C’est justement pour un de ces Motherwell, intitulé «Elégie espagnole» et daté de 1953, que Marc Blondeau avait craqué en 2007. Le marchand d’art français installé à Genève depuis 2001, ex-président de Sotheby’s en France et conseiller de l’homme d’affaires François Pinault, avait déboursé 650 000 dollars pour la toile. Selon des documents de justice, Marc Blondeau comptait la revendre avec un important profit à un «investisseur européen». Mais Marc Blondeau aurait eu des doutes lors d’une rencontre avec Julian Weissman en novembre 2006. Il aurait demandé de nouvelles expertises, avant d’acheter finalement le tableau en 2007. Le pot aux roses a été découvert lorsque la Fondation Dedalus, appelée pour expertiser l’œuvre, y a retrouvé des traces de pigments synthétiques fabriqués plus de dix ans après la mort de l’artiste. Après avoir porté plainte, Marc Blondeau est parvenu à un accord à l’amiable, en juin dernier, prévoyant le remboursement des 650 000 dollars par Julian Weissman.

Questions ouvertes

Cet aveu a éveillé d’autres inquiétudes. Le 1er   décembre, au lendemain de l’annonce de la fermeture définitive de Knoedler, le collectionneur Pierre Lagrange portait plainte à son tour, cette fois directement contre Knoedler, réclamant le remboursement de 17   millions de dollars pour un Pollock acquis en 2007. Son propriétaire se serait récemment rendu compte qu’il s’agissait d’un faux, ce qui surprend les experts.

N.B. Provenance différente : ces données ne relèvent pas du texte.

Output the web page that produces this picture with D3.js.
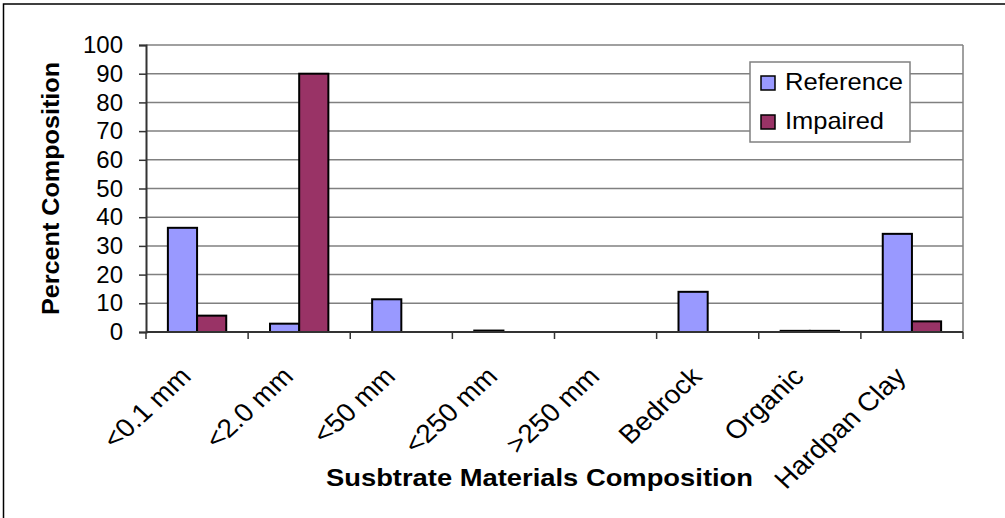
<!DOCTYPE html>
<html>
<head>
<meta charset="utf-8">
<script src="https://cdn.jsdelivr.net/npm/d3@7"></script>
<style>
  html, body { margin: 0; padding: 0; background: #fff; }
  svg { display: block; font-family: "Liberation Sans", Arial, sans-serif; }
</style>
</head>
<body>
<svg id="chart" width="1005" height="518"></svg>
<script>
// Substrate composition by particle class, reference vs impaired sites
const categories = ["<0.1 mm", "<2.0 mm", "<50 mm", "<250 mm", ">250 mm", "Bedrock", "Organic", "Hardpan Clay"];
const referenceValues = [36.3, 2.9, 11.4, 0.5, 0, 14.0, 0.4, 34.2];
const impairedValues  = [5.7, 90.0, 0, 0, 0, 0, 0.4, 3.7];
const seriesNames = ["Reference", "Impaired"];
const yTicks = [0, 10, 20, 30, 40, 50, 60, 70, 80, 90, 100];

const colors = { Reference: "#9999ff", Impaired: "#993366" };

const svg = d3.select("#chart");
const W = 1005, H = 518;
const plot = { left: 146, right: 963, top: 45, bottom: 332 };

// outer chart frame
svg.append("rect")
  .attr("x", 3.5).attr("y", 4)
  .attr("width", W + 10).attr("height", H + 10)
  .attr("fill", "#fff").attr("stroke", "#000").attr("stroke-width", 1.5);

const x = d3.scaleBand().domain(categories).range([plot.left, plot.right]).padding(0);
const y = d3.scaleLinear().domain([0, 100]).range([plot.bottom, plot.top]);

// gridlines
svg.append("g")
  .selectAll("line")
  .data(yTicks.filter(t => t > 0))
  .join("line")
  .attr("x1", plot.left).attr("x2", plot.right)
  .attr("y1", d => y(d)).attr("y2", d => y(d))
  .attr("stroke", "#808080").attr("stroke-width", 1.5);

// right border of plot area
svg.append("line")
  .attr("x1", plot.right).attr("x2", plot.right)
  .attr("y1", plot.top).attr("y2", plot.bottom)
  .attr("stroke", "#808080").attr("stroke-width", 1.5);

// bars: two per category, gap width 150% of a bar
const step = x.step();
const barW = step / 3.5;
const series = [
  { name: "Reference", values: referenceValues, offset: -barW },
  { name: "Impaired", values: impairedValues, offset: 0 }
];
series.forEach(s => {
  svg.append("g")
    .selectAll("rect")
    .data(categories.map((c, i) => ({ c, v: s.values[i] })).filter(d => d.v > 0))
    .join("rect")
    .attr("x", d => x(d.c) + step / 2 + s.offset)
    .attr("y", d => y(d.v))
    .attr("width", barW)
    .attr("height", d => y(0) - y(d.v))
    .attr("fill", colors[s.name])
    .attr("stroke", "#000").attr("stroke-width", 2);
});

// y axis
const yAxis = d3.axisLeft(y).tickValues(yTicks).tickSize(7).tickPadding(16);
const gy = svg.append("g").attr("transform", `translate(${plot.left},0)`).call(yAxis);
gy.select(".domain").attr("stroke", "#333").attr("stroke-width", 2);
gy.selectAll(".tick line").attr("stroke", "#333").attr("stroke-width", 1.5);
gy.selectAll(".tick text")
  .attr("font-size", 24).attr("fill", "#000")
  .attr("font-family", "Liberation Sans, Arial, sans-serif");

// x axis: boundary ticks between categories
svg.append("line")
  .attr("x1", plot.left).attr("x2", plot.right)
  .attr("y1", plot.bottom).attr("y2", plot.bottom)
  .attr("stroke", "#333").attr("stroke-width", 2);
const bounds = categories.map(c => x(c)).concat([plot.right]);
svg.append("g")
  .selectAll("line")
  .data(bounds)
  .join("line")
  .attr("x1", d => d).attr("x2", d => d)
  .attr("y1", plot.bottom).attr("y2", plot.bottom + 7)
  .attr("stroke", "#333").attr("stroke-width", 1.5);

// category labels, rotated 45° in a slightly widened frame
svg.append("g")
  .selectAll("text")
  .data(categories)
  .join("text")
  .attr("transform", d => `translate(${x(d) + step / 2 - 4.5},378) scale(1.08,1) rotate(-45)`)
  .attr("text-anchor", "end")
  .attr("font-size", 26)
  .attr("fill", "#000")
  .text(d => d);

// axis titles
svg.append("text")
  .attr("transform", `translate(59,188.5) rotate(-90)`)
  .attr("text-anchor", "middle")
  .attr("font-size", 24).attr("font-weight", "bold")
  .attr("textLength", 253).attr("lengthAdjust", "spacingAndGlyphs")
  .text("Percent Composition");

svg.append("text")
  .attr("x", 539.5).attr("y", 486)
  .attr("text-anchor", "middle")
  .attr("font-size", 24).attr("font-weight", "bold")
  .attr("textLength", 427).attr("lengthAdjust", "spacingAndGlyphs")
  .text("Susbtrate Materials Composition");

// legend
const lg = svg.append("g");
lg.append("rect")
  .attr("x", 750).attr("y", 62).attr("width", 160).attr("height", 80)
  .attr("fill", "#fff").attr("stroke", "#808080").attr("stroke-width", 1.5);
const legendWidths = [118, 99];
seriesNames.forEach((name, i) => {
  const cy = 83 + i * 39;
  lg.append("rect")
    .attr("x", 761).attr("y", cy - 7).attr("width", 14).attr("height", 14)
    .attr("fill", colors[name]).attr("stroke", "#000").attr("stroke-width", 1.5);
  lg.append("text")
    .attr("x", 785).attr("y", cy + 7)
    .attr("font-size", 24).attr("fill", "#000")
    .attr("textLength", legendWidths[i]).attr("lengthAdjust", "spacingAndGlyphs")
    .text(name);
});
</script>
</body>
</html>
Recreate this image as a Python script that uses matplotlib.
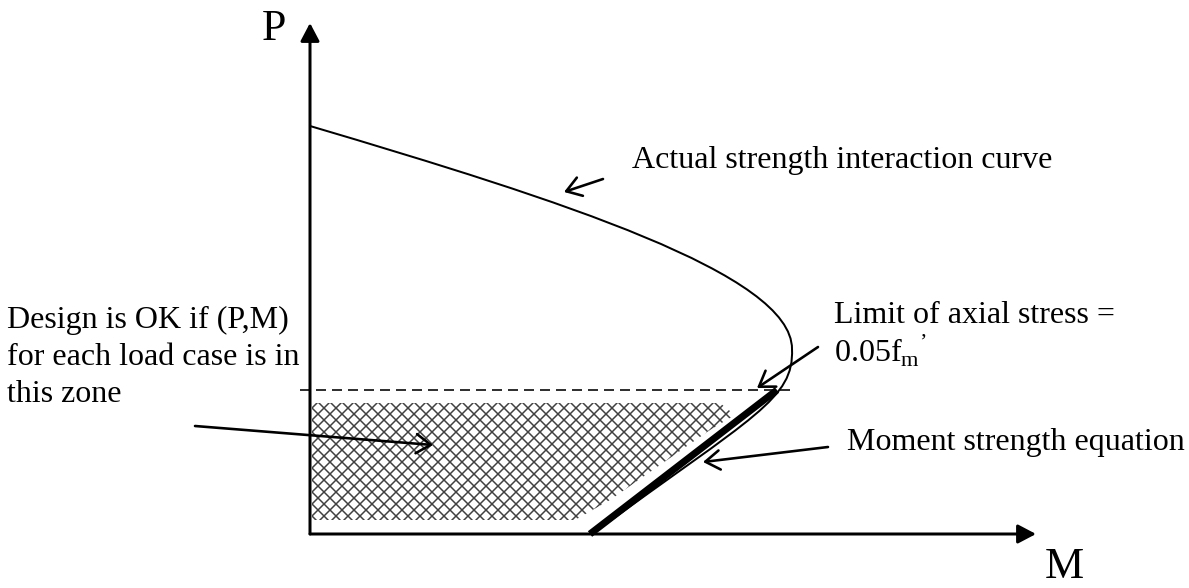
import matplotlib
matplotlib.use('Agg')
import matplotlib.pyplot as plt
from matplotlib.patches import Polygon, PathPatch
from matplotlib.path import Path

plt.rcParams['font.family'] = ['Liberation Serif', 'DejaVu Serif']
plt.rcParams['mathtext.fontset'] = 'custom'
plt.rcParams['mathtext.rm'] = 'Liberation Serif'
plt.rcParams['hatch.color'] = '#404040'
plt.rcParams['hatch.linewidth'] = 0.75

# interaction curve (M, P) as two cubic pieces: start, ctrl, ctrl, nose, ctrl, ctrl, end
curve_m = [0, 250, 482, 482, 484, 445, 282]
curve_p = [408, 334, 260, 185, 135, 119, 0]

# moment strength equation (straight line)
moment_m = [280, 467]
moment_p = [0, 144]

# axial stress limit
limit_p = 144
limit_m = [-10, 480]

# OK zone outline
zone_m = [2, 410, 425, 400, 350, 300, 265, 2]
zone_p = [131, 131, 119, 104, 69, 34, 14, 14]

axis_m_end = 726
axis_p_end = 511

fig = plt.figure(figsize=(1189 / 144, 588 / 144), dpi=144)
ax = fig.add_axes([0, 0, 1, 1])
ax.set_xlim(-310, 879)
ax.set_ylim(-54, 534)
ax.axis('off')

# hatched zone
zone = Polygon(list(zip(zone_m, zone_p)), closed=True, facecolor='white',
               edgecolor='#404040', hatch='xxxx', lw=0)
ax.add_patch(zone)

# axes with arrows
axis_kw = dict(arrowstyle='-|>,head_length=0.38,head_width=0.2',
               mutation_scale=20, lw=1.5, color='k', shrinkA=0, shrinkB=0)
ax.annotate('', xy=(axis_m_end, 0), xytext=(0, 0), arrowprops=axis_kw)
ax.annotate('', xy=(0, axis_p_end), xytext=(0, 0), arrowprops=axis_kw)

codes = [Path.MOVETO] + [Path.CURVE4] * 6
curve = PathPatch(Path(list(zip(curve_m, curve_p)), codes), facecolor='none',
                  edgecolor='k', lw=1.0)
ax.add_patch(curve)
ax.plot(moment_m, moment_p, color='k', lw=3.5, solid_capstyle='butt')
ax.plot(limit_m, [limit_p, limit_p], color='k', lw=0.8, linestyle=(0, (6.25, 3.75)))

# labels
ax.text(-48, 494, 'P', fontsize=22, va='baseline', ha='left')
ax.text(735, -44, 'M', fontsize=22, va='baseline', ha='left')

fs = 16
ax.text(322, 366, 'Actual strength interaction curve', fontsize=fs, va='baseline')
ax.text(524, 211, 'Limit of axial stress =', fontsize=fs, va='baseline')
ax.text(524, 172, r'0.05f$_{\mathrm{m}}$$^{\mathrm{’}}$', fontsize=fs, va='baseline')
ax.text(537, 84, 'Moment strength equation', fontsize=fs, va='baseline')
ax.text(-303, 206, 'Design is OK if (P,M)', fontsize=fs, va='baseline')
ax.text(-303, 169, 'for each load case is in', fontsize=fs, va='baseline')
ax.text(-303, 132, 'this zone', fontsize=fs, va='baseline')

# pointer arrows
arrow_kw = dict(arrowstyle='->,head_length=0.45,head_width=0.3',
                mutation_scale=16, lw=1.3, color='k', shrinkA=0, shrinkB=0)
ax.annotate('', xy=(254, 342), xytext=(293, 355), arrowprops=arrow_kw)
ax.annotate('', xy=(447, 146), xytext=(508, 187), arrowprops=arrow_kw)
ax.annotate('', xy=(393, 72), xytext=(518, 87), arrowprops=arrow_kw)
ax.annotate('', xy=(123, 89), xytext=(-115, 108), arrowprops=arrow_kw)

fig.savefig('out.png', dpi=144)
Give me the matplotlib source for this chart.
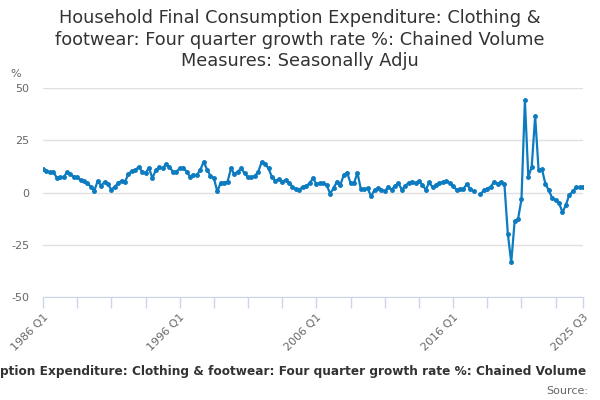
import numpy as np
import matplotlib
matplotlib.use("Agg")
import matplotlib.pyplot as plt

# Four quarter growth rate %, 1986 Q1 .. 2025 Q3
growth = [
    11.1, 10.3, 9.6, 10.0, 7.1, 7.3, 7.3, 9.6, 8.7, 7.6,
    7.3, 6.0, 5.5, 4.4, 2.8, 0.8, 5.5, 3.3, 5.0, 4.0,
    1.3, 2.8, 4.4, 5.7, 5.2, 8.8, 10.4, 10.7, 12.3, 10.0,
    9.2, 11.9, 6.8, 10.7, 12.0, 11.5, 13.6, 12.3, 10.0, 10.0,
    11.5, 11.9, 10.0, 7.6, 8.4, 8.4, 10.7, 14.7, 11.0, 7.9,
    6.8, 0.5, 4.7, 4.7, 5.2,
    11.5, 8.8, 10.0, 11.5, 9.2, 7.3, 7.3, 7.9, 10.0, 14.7,
    13.6, 11.5, 7.3, 5.7, 6.3, 5.2, 6.0, 4.7, 2.8, 1.6,
    1.3, 2.8, 3.2, 4.4, 6.8, 4.1, 4.4, 4.4, 3.6, -0.6,
    2.0, 5.2, 3.6, 8.4, 9.5, 4.4, 4.4, 9.5, 1.6, 1.7,
    2.0, -1.9, 1.3, 2.0, 1.3, 0.5, 2.8, 1.3, 3.2, 4.4,
    1.3, 3.2, 4.7, 5.2, 4.4, 5.5,
    3.7, 1.3, 4.8, 2.5, 3.7, 4.5, 4.9, 5.6, 4.5, 2.9,
    1.3, 1.9, 1.7, 4.0, 1.7, 0.5, np.nan, -0.8, 1.0, 1.9,
    2.7, 5.2, 4.1, 5.1, 4.1, -19.7, -33.4, -13.8, -12.7, -3.2,
    44.2, 7.3, 12.4, 36.6, 10.8, 11.1, 4.1, 1.0, -2.7, -3.8,
    -5.1, -9.5, -5.9, -1.1, 0.5, 2.5, 2.5, 2.7,
]

quarters = [f"{1986 + i // 4} Q{i % 4 + 1}" for i in range(len(growth))]
labelled = ["1986 Q1", "1996 Q1", "2006 Q1", "2016 Q1", "2025 Q3"]
y_ticks = [-50, -25, 0, 25, 50]

title = ("Household Final Consumption Expenditure: Clothing &\n"
         "footwear: Four quarter growth rate %: Chained Volume\n"
         "Measures: Seasonally Adju")
caption = ("ption Expenditure: Clothing & footwear: "
           "Four quarter growth rate %: Chained Volume")

plt.rcParams['font.family'] = ['DejaVu Sans']

fig = plt.figure(figsize=(6, 4), dpi=100)
ax = fig.add_axes([43 / 600, 1 - 297 / 400, 540 / 600, (297 - 88) / 400])

x = np.arange(len(growth))
ax.plot(x, growth, color='#0c7bc0', lw=1.6, marker='o', ms=2.5, zorder=3)

ax.set_xlim(0, len(growth) - 1)
ax.set_ylim(-50, 50)
ax.set_yticks(y_ticks)
ax.set_yticklabels([str(v) for v in y_ticks])
ax.grid(axis='y', color='#e0e0e0', lw=1)
ax.set_axisbelow(True)

tick_pos = list(range(0, len(growth), 10)) + [len(growth) - 1]
ax.set_xticks(tick_pos)
ax.set_xticklabels([quarters[p] if quarters[p] in labelled else "" for p in tick_pos],
                   rotation=45, ha='right', va='top', rotation_mode='anchor')

for s in ['top', 'right', 'left']:
    ax.spines[s].set_visible(False)
ax.spines['bottom'].set_color('#ccd6eb')
ax.tick_params(axis='x', colors='#ccd6eb', length=8, width=1, labelcolor='#666666',
               labelsize=8, pad=3)
ax.tick_params(axis='y', length=0, labelcolor='#666666', labelsize=8, pad=10)

fig.text(10 / 600, 1 - 74 / 400, "%", color='#666666', fontsize=8, ha='left', va='center')
fig.text(0.5, 1 - 9 / 400, title, ha='center', va='top', fontsize=12.8,
         color='#333333', linespacing=1.26)
fig.text(0, 1 - 372 / 400, caption, ha='left', va='center', fontsize=8.7,
         fontweight='bold', color='#333333')
fig.text(588 / 600, 1 - 391 / 400, "Source:", ha='right', va='center', fontsize=8,
         color='#666666')

plt.savefig("out.png", dpi=100)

La fondation Dedalus fait remarquer que des questions restent aussi ouvertes sur l’attitude de Marc Blondeau dans cette affaire. «S’il avait des doutes sur l’origine du tableau, pourquoi n’a-t-il pas contacté la fondation Dedalus (en charge du catalogue raisonné de Motherwell, ndlr) en novembre 2006? Cela reste un mystère», estime la fondation dans une déposition. Marc Blondeau n’a pas répondu à nos messages. Son défenseur dans cette affaire, l’avocat Edmond Tavernier, n’a pas non plus retourné nos appels.